Harriet put her cigarette to her lips, then removed it. “How can that be true,” she asked, “if Teddy killed himself? Which is it?”
Prudence sighed. “You shouldn’t smoke in bed.”
“You shouldn’t tell your mother what to do.”
It irritated Harriet and comforted her, the persistent morality of her secondborn. She, too, had been named for a Beatles song, a fanciful name given by fanciful parents (but it was a good song!) who couldn’t have known how apt it would grow to be.
She had a funny thought: if she had a spouse, it was Prudence. Prudence was the one who shared the worry about their Jude. But now Prudence had surprised her. She would have expected her daughter to be the one to intervene with Jude, to try to speak some sense into him, but Pru was as apprehensive around Jude as Harriet was, hovering at his door but never daring to knock. As far as Harriet knew, she had not laid eyes on her brother since he’d returned home.
What were they so afraid of? He was just a teenage boy.
The next evening, the first evening his friends didn’t come, Harriet brought dinner to his room—macaroni and cheese with sliced hot dogs—and took her seat on the bunk bed. He was lying on his stomach, facing her. No headphones, but his eyes were closed. “Jude, hi,” she said, as though she’d just been passing through the hall and decided to drop in. “Look, I’m not going to bug you about going back to school. I know you’ll go back when you’re ready.” His eyes remained closed. “I just want to tell you that, if you need medicine, we can get it for you. If you need to talk to someone, someone professional, you can do that, too. If you’re not taking your Ritalin, we can—”
Jude emitted a long, painstaking groan, intended to obscure her voice.
“Jude, they’ve got drugs for depression now. All kinds of things.”

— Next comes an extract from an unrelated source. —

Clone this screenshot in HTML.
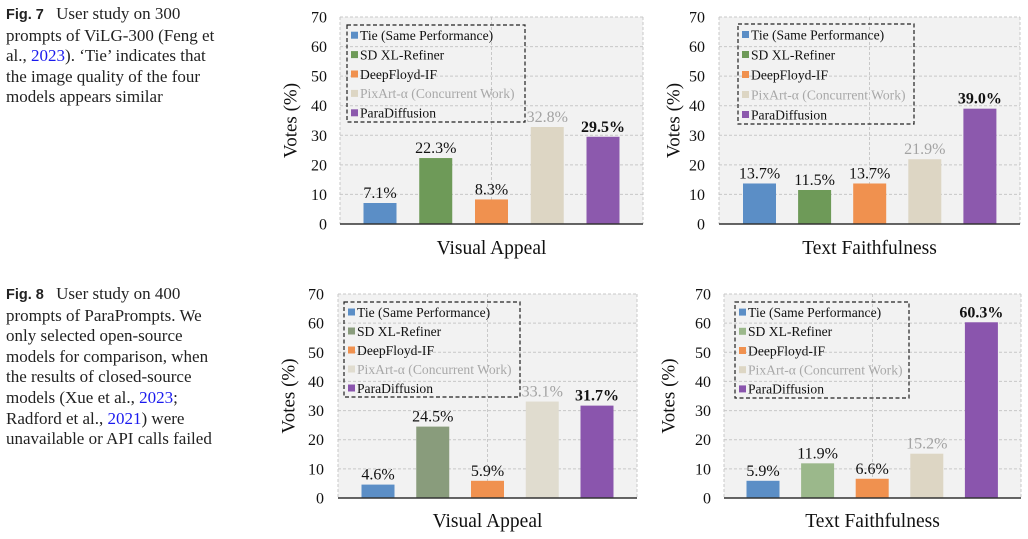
<!DOCTYPE html>
<html><head><meta charset="utf-8">
<style>
html,body{margin:0;padding:0;background:#fff;}
body{width:1028px;height:539px;position:relative;overflow:hidden;font-family:"Liberation Serif",serif;}
.cap{position:absolute;left:6px;width:270px;font-size:17px;line-height:20.6px;color:#222;white-space:nowrap;}
.cap b{font-family:"Liberation Sans",sans-serif;font-size:14.5px;margin-right:8px;}
.cap a{color:#1a1aee;text-decoration:none;}
svg{position:absolute;left:0;top:0;}
</style></head>
<body>
<div class="cap" style="top:4px"><b>Fig. 7</b> User study on 300<br>prompts of ViLG-300 (Feng et<br>al., <a>2023</a>). ‘Tie’ indicates that<br>the image quality of the four<br>models appears similar</div>
<div class="cap" style="top:284px"><b>Fig. 8</b> User study on 400<br>prompts of ParaPrompts. We<br>only selected open-source<br>models for comparison, when<br>the results of closed-source<br>models (Xue et al., <a>2023</a>;<br>Radford et al., <a>2021</a>) were<br>unavailable or API calls failed</div>
<svg id="s" width="1028" height="539"></svg>
<script>
const categories=["Tie (Same Performance)","SD XL-Refiner","DeepFloyd-IF","PixArt-α (Concurrent Work)","ParaDiffusion"];
const yTicks=[0,10,20,30,40,50,60,70];
const valsA=[7.1,22.3,8.3,32.8,29.5];
const valsB=[13.7,11.5,13.7,21.9,39.0];
const valsC=[4.6,24.5,5.9,33.1,31.7];
const valsD=[5.9,11.9,6.6,15.2,60.3];
const titles=["Visual Appeal","Text Faithfulness","Visual Appeal","Text Faithfulness"];
const colorsTop=["#5b8ec6","#6e9a58","#f0914f","#ddd6c4","#8c59ad"];
const colorsBot=["#5b8ec6","#899c7c","#f0914f","#e0dccf","#8a55ad"];
const colorsBR=["#5b8ec6","#9bb88b","#f0914f","#ddd6c4","#8a55ad"];
const panels=[
 {v:valsA,t:titles[0],c:colorsTop,L:340,R:643,T:17,B:224,x0:380,st:55.75,lg:[347,25,525,122],ty:247,ylx:292,tk:327},
 {v:valsB,t:titles[1],c:colorsTop,L:719,R:1020,T:17,B:224,x0:759.5,st:55.1,lg:[738,24,914,124],ty:247,ylx:675,tk:705},
 {v:valsC,t:titles[2],c:colorsBot,L:338,R:637,T:294,B:498,x0:378,st:54.75,lg:[344,302,520,397],ty:520,ylx:290,tk:324},
 {v:valsD,t:titles[3],c:colorsBR,L:724,R:1021,T:294,B:498,x0:763,st:54.6,lg:[735,302,909,398],ty:520,ylx:670,tk:711}
];
const NS="http://www.w3.org/2000/svg";
const svg=document.getElementById('s');
function mk(tag,at,parent,txt){const e=document.createElementNS(NS,tag);for(const k in at)e.setAttribute(k,at[k]);if(txt!=null)e.textContent=txt;(parent||svg).appendChild(e);return e;}
panels.forEach((p,pi)=>{
 const g=mk('g',{});
 
 
 const y=v=>p.B-(v/70)*(p.B-p.T);
 const bg=mk('rect',{x:p.L,y:p.T,width:p.R-p.L,height:p.B-p.T,fill:'#f2f2f2'},g);
 
 
 yTicks.forEach(t=>{
  if(t>0){const ln=mk('line',{x1:p.L,x2:p.R,y1:y(t),y2:y(t),stroke:'#c8c8c8','stroke-dasharray':'3,2','stroke-width':1},g);
  
  }
  const tl=mk('text',{x:p.tk,y:y(t)+5.5,'text-anchor':'end','font-size':16,fill:'#111'},g,String(t));
  
  
 });
 [p.L,(p.L+p.R)/2,p.R].forEach(xx=>{
  const vl=mk('line',{x1:xx,x2:xx,y1:p.T,y2:p.B,stroke:'#c8c8c8','stroke-dasharray':'3,2','stroke-width':1},g);
  
  
 });
 p.v.forEach((v,i)=>{
  const cx=p.x0+p.st*i;
  const r=mk('rect',{x:cx-16.5,y:y(v),width:33,height:p.B-y(v),fill:p.c[i]},g);
  
  
  const bold=i===4, gray=i===3;
  const lb=mk('text',{x:cx,y:y(v)-5,'text-anchor':'middle','font-size':16,'font-weight':bold?'bold':'normal',fill:gray?'#a3a3a3':'#111'},g,v.toFixed(1)+'%');
  
  
 });
 const ax=mk('line',{x1:p.L,x2:p.R,y1:p.B,y2:p.B,stroke:'#333','stroke-width':1.5},g);
 
 
 const [lx1,ly1,lx2,ly2]=p.lg;
 const lgg=mk('g',{},g);
 
 
 mk('rect',{x:lx1,y:ly1,width:lx2-lx1,height:ly2-ly1,fill:'none',stroke:'#222','stroke-dasharray':'4,2.5','stroke-width':1.2},lgg);
 const rs=(ly2-ly1)/5;
 categories.forEach((c,i)=>{
  const cy=ly1+rs*(i+0.5)+0.5;
  const it=mk('g',{},lgg);
  
  
  mk('rect',{x:lx1+4,y:cy-3.5,width:7,height:7,fill:p.c[i]},it);
  mk('text',{x:lx1+13,y:cy+4.8,'font-size':13.6,fill:i===3?'#a8a8a8':'#111'},it,c);
 });
 const xt=mk('text',{x:(p.L+p.R)/2,y:p.ty+7,'text-anchor':'middle','font-size':19.5,fill:'#111'},g,p.t);
 
 
 const yc=(p.T+p.B)/2;
 const yt=mk('text',{x:p.ylx,y:yc,'text-anchor':'middle','font-size':19,fill:'#111',transform:`rotate(-90 ${p.ylx} ${yc})`,'dominant-baseline':'middle'},g,'Votes (%)');
 
 
});
</script>
</body></html>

A louder groan, flat, dispassionate.
“Jude, Jesus.” She tapped him on the bottom again, as if to turn him off, and oddly, it worked. “I spoke to one of your doctors when we were at the hospital.” She was looking at the pamphlet in her lap, speaking quickly. “She said your birth mother might have drank alcohol, drunk alcohol, while she was pregnant, and it could be the reason you’ve been having so many problems, and apparently it’s fairly common. She said there are drugs for this kind of thing, you just have to get tested, and apparently the drugs are just phenomenal. . . .” She trailed off. She placed the pamphlet on the bed beside her and gave it a pat. The fact that she had a history of communicating to her son through pamphlets with titles such as What Are Nocturnal Emissions? did not make her cowardice any more bearable. Still staring into her lap, she didn’t see her son’s eye, the one not pressed to the pillow, peel open, slow as a budding flower, fix itself to the side of her face, and then close.